Metropolitan News-Enterprise

 

Thursday, December 5, 2002

 

Page 1

 

S.C. Extends Strict Liability to Makers of Windows for Homes

 

By KENNETH OFGANG, Staff Writer/Appellate Courts

 

Manufacturers of windows for mass-produced homes are subject to strict liability for damages caused by defects in their products, including damages caused to other parts of a house, the state Supreme Court ruled yesterday.

Such liability is consistent with the purpose of strict liability, as it was developed by the California Supreme Court and spread to other states—“to assure just compensation to innocent victims, to give all those in the distributive chain an incentive to improve product safety and performance, and to promote equitable spreading and apportionment of the losses resulting from physical injuries as a cost of doing business”— Justice Joyce L. Kennard wrote for the court.

In a 6-1 decision, the high court agreed with the Fourth District Court of Appeal, Div. One, that a strict liability claim against two companies that manufactured windows for homes in San Diego’s Scripps Ranch area was improperly dismissed.

Class Action

Homeowners Filipina and Nestor Jimenez brought a class action against the manufacturers, along with the companies that installed the windows. Asserting strict liability and negligence claims, they alleged that the allegedly defective windows had damaged stucco, insulation, framing, drywall, paint, wall coverings, floor coverings, baseboards, and other property.

San Diego Superior Court Judge Thomas R. Murphy had granted summary adjudication in favor of the manufacturers, T.M. Cobb Company and Viking Industries, Inc., after they argued that strict liability principles did not apply, since they had no control over the process by which the windows became part of the home.

Kennard disagreed.

“The policies underlying strict products liability in tort—are equally applicable to component manufacturers and suppliers,” she wrote.

Kennard cited Vandermark v. Ford Motor Co. (1964) 61 Cal.2d 256, which extended strict liability to retailers of defective products, the year after California became the state in the nation to apply it to manufacturers.

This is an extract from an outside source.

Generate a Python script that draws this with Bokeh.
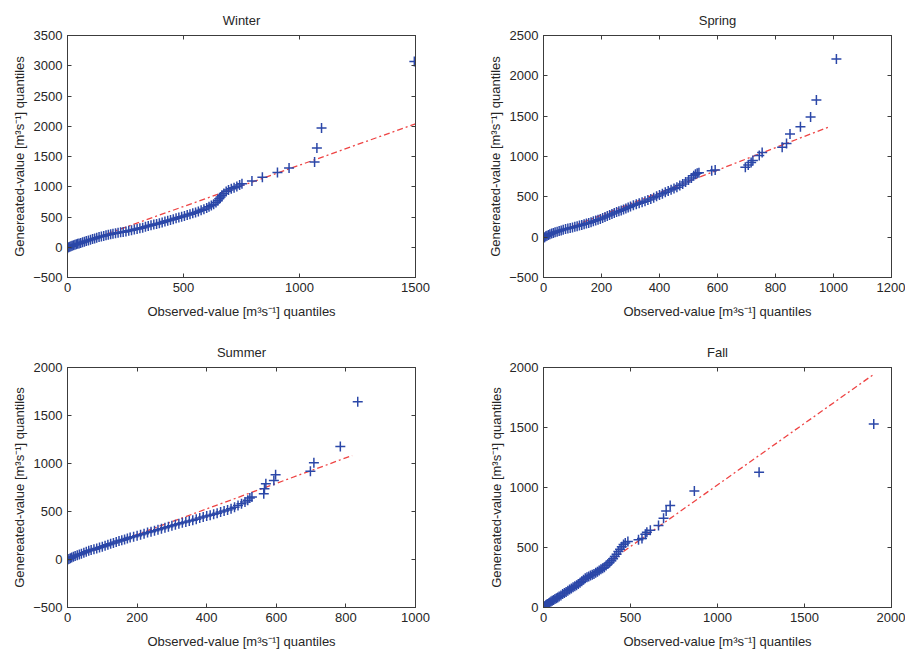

“Like manufacturers, suppliers, and retailers of complete products, component manufacturers and suppliers are ‘an integral part of the overall producing and marketing enterprise,’ may in a particular case ‘be the only member of that enterprise reasonably available to the injured plaintiff,’ and may be in the best position to ensure product safety,” Kennard explained. “—And component manufacturers and suppliers, like manufacturers, suppliers, and retailers of complete products, can adjust the costs of liability in the course of their continuing business relationship with other participants in the overall manufacture and marketing enterprise.”

‘Dire Predictions’

The justice rejected arguments that extending strict liability in this manner would “open the litigation floodgates.” Such “dire predictions” have long been part of the debate over strict products liability, Kennard noted, and do not account for the benefits of the rule, “including the incentives for improved product safety,” she said.

 Kennard went on to reject the contention that strict liability, even if properly applied to defective components such as windows, should not apply in a case where the only damage was to the house itself.

The argument was based on the “economic loss rule,” which limits strict liability to claims for personal injury or damage to property, other than the defective product itself. The manufacturers had argued that the entire house, rather than the windows, were the relevant product for purposes of the rule.

“California decisional law has long recognized that the economic loss rule does not necessarily bar recovery in tort for damage that a defective product (e.g., a window) causes to other portions of a larger product (e.g., a house) into which the former has been incorporated,” Kennard wrote.

Justice Janice Rogers Brown was the lone dissenter. The decision, she said, “eviscerates the economic loss rule.”

Brown argued for a “product sold” test. Since the homeowners purchased their residences “as single, integrated products complete with windows and other constituent parts,” any damage caused to the home by a defective component such as a window should be remediable under contract, rather than tort, principles, the dissenting justice wrote.

The case is Jimenez v. Superior Court, 02 S.O.S. 5881.